[BEGIN STORED DATA]

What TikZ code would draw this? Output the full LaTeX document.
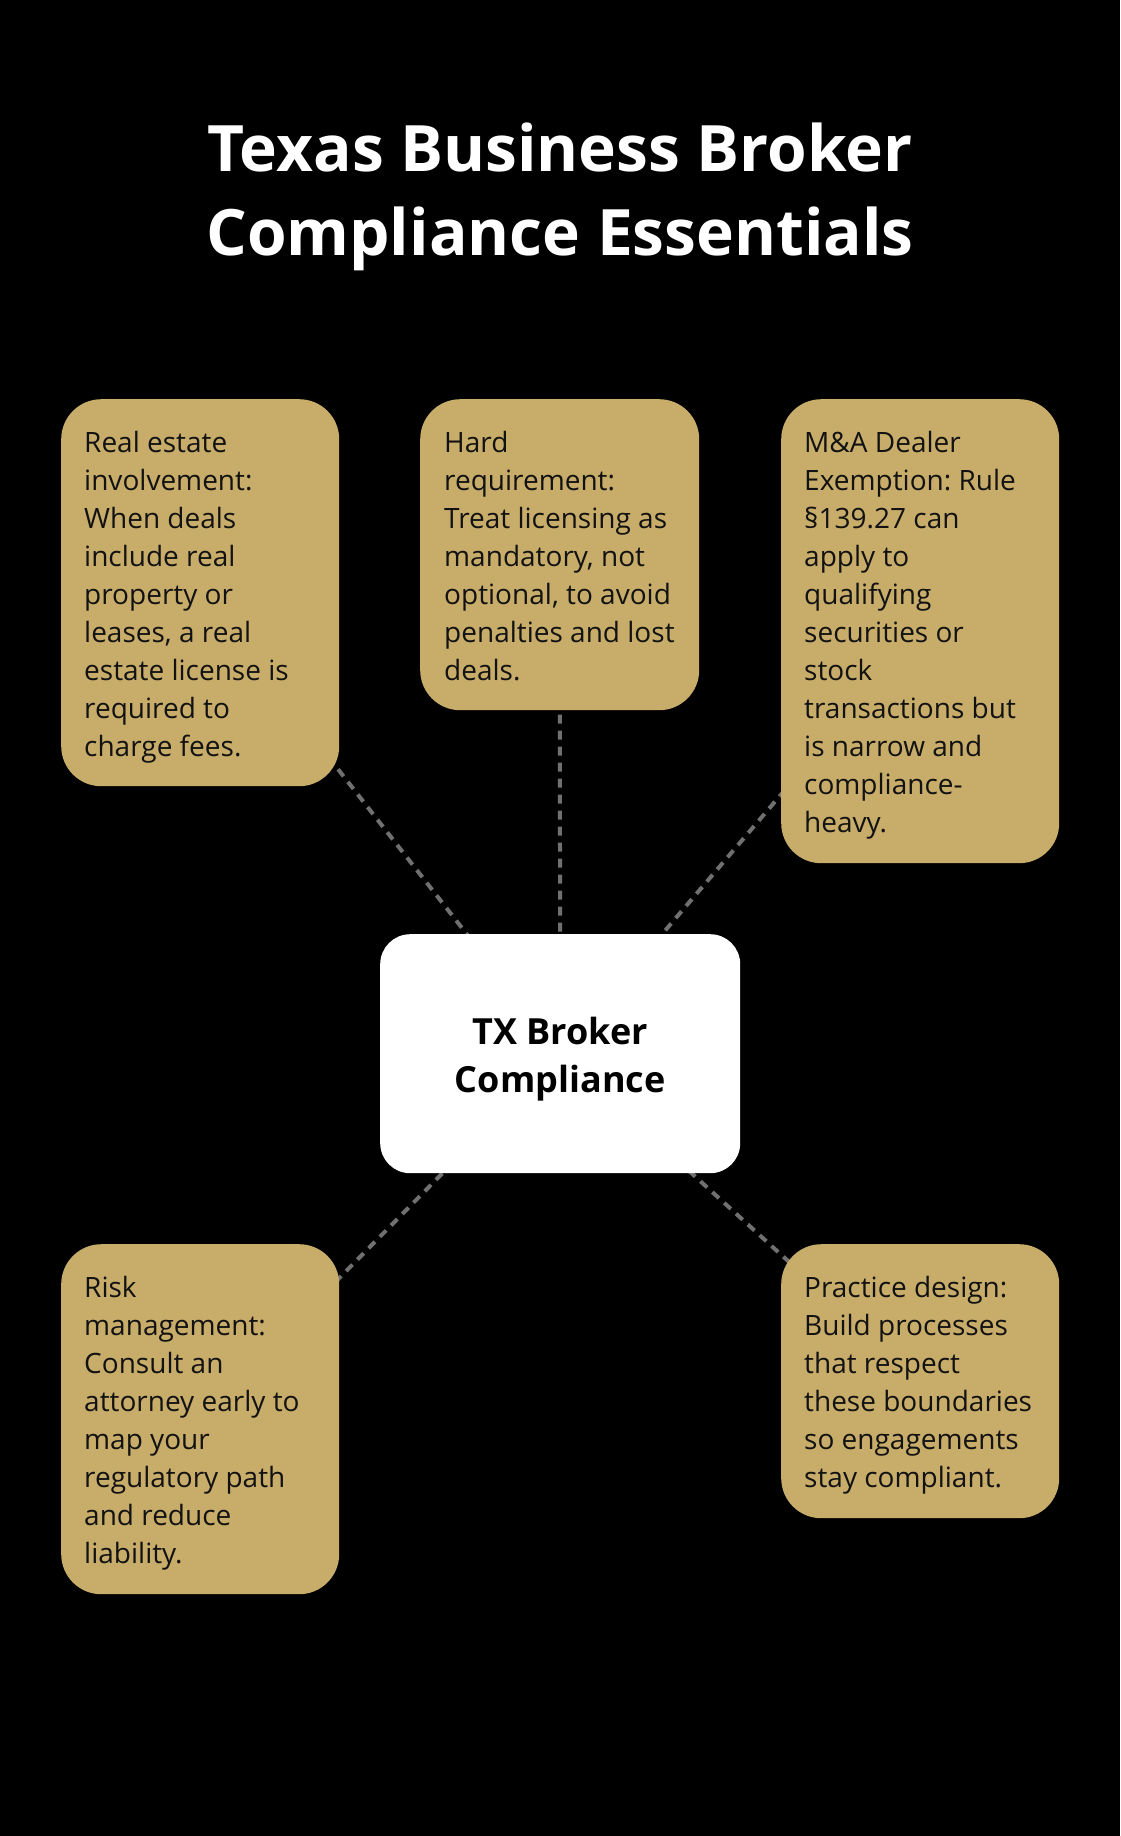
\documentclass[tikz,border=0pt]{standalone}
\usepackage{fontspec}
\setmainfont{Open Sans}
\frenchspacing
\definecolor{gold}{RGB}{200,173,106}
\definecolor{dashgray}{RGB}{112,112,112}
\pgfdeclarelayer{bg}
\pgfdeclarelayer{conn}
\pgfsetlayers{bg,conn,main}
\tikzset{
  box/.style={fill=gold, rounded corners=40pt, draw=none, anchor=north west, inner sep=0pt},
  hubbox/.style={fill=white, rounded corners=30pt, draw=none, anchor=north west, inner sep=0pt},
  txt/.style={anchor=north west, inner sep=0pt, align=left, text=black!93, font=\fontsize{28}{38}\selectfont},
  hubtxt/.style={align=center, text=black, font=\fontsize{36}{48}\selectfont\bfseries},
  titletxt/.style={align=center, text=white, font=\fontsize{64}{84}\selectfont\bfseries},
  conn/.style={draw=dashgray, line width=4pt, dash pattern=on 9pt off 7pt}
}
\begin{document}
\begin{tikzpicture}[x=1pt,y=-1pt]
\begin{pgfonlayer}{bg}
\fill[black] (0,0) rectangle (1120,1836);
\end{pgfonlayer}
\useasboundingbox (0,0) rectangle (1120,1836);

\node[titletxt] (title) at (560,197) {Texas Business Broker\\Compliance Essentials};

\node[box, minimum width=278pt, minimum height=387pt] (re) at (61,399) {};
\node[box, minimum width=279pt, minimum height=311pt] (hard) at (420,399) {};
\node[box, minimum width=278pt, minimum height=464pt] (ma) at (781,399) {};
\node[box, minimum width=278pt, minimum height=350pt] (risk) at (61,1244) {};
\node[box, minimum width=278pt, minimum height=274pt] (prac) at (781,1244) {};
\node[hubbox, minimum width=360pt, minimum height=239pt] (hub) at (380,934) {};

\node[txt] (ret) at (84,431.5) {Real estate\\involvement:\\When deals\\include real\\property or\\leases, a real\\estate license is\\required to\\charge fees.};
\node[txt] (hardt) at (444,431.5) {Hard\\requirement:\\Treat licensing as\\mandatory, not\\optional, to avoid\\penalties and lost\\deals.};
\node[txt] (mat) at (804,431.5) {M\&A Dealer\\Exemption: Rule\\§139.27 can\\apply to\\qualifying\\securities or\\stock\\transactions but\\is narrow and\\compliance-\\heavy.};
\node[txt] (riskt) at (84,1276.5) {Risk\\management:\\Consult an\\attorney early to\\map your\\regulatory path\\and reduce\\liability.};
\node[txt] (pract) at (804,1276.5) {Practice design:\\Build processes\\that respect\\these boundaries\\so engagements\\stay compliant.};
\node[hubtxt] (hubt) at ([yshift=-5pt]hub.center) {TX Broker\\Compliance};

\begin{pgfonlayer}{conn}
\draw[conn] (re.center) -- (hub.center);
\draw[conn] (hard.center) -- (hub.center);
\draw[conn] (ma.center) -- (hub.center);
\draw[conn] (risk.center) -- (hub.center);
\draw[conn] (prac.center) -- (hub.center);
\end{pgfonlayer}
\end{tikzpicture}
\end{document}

[END STORED DATA]

### [WRITTEN INSTRUCTION]
Could the lines from the top of the material through the line with "(title) at (560,197)" be repeated exactly, pictures left out?

### [EXERCISE RESPONSE]
What TikZ code would draw this? Output the full LaTeX document.
\documentclass[tikz,border=0pt]{standalone}
\usepackage{fontspec}
\setmainfont{Open Sans}
\frenchspacing
\definecolor{gold}{RGB}{200,173,106}
\definecolor{dashgray}{RGB}{112,112,112}
\pgfdeclarelayer{bg}
\pgfdeclarelayer{conn}
\pgfsetlayers{bg,conn,main}
\tikzset{
  box/.style={fill=gold, rounded corners=40pt, draw=none, anchor=north west, inner sep=0pt},
  hubbox/.style={fill=white, rounded corners=30pt, draw=none, anchor=north west, inner sep=0pt},
  txt/.style={anchor=north west, inner sep=0pt, align=left, text=black!93, font=\fontsize{28}{38}\selectfont},
  hubtxt/.style={align=center, text=black, font=\fontsize{36}{48}\selectfont\bfseries},
  titletxt/.style={align=center, text=white, font=\fontsize{64}{84}\selectfont\bfseries},
  conn/.style={draw=dashgray, line width=4pt, dash pattern=on 9pt off 7pt}
}
\begin{document}
\begin{tikzpicture}[x=1pt,y=-1pt]
\begin{pgfonlayer}{bg}
\fill[black] (0,0) rectangle (1120,1836);
\end{pgfonlayer}
\useasboundingbox (0,0) rectangle (1120,1836);

\node[titletxt] (title) at (560,197) {Texas Business Broker\\Compliance Essentials};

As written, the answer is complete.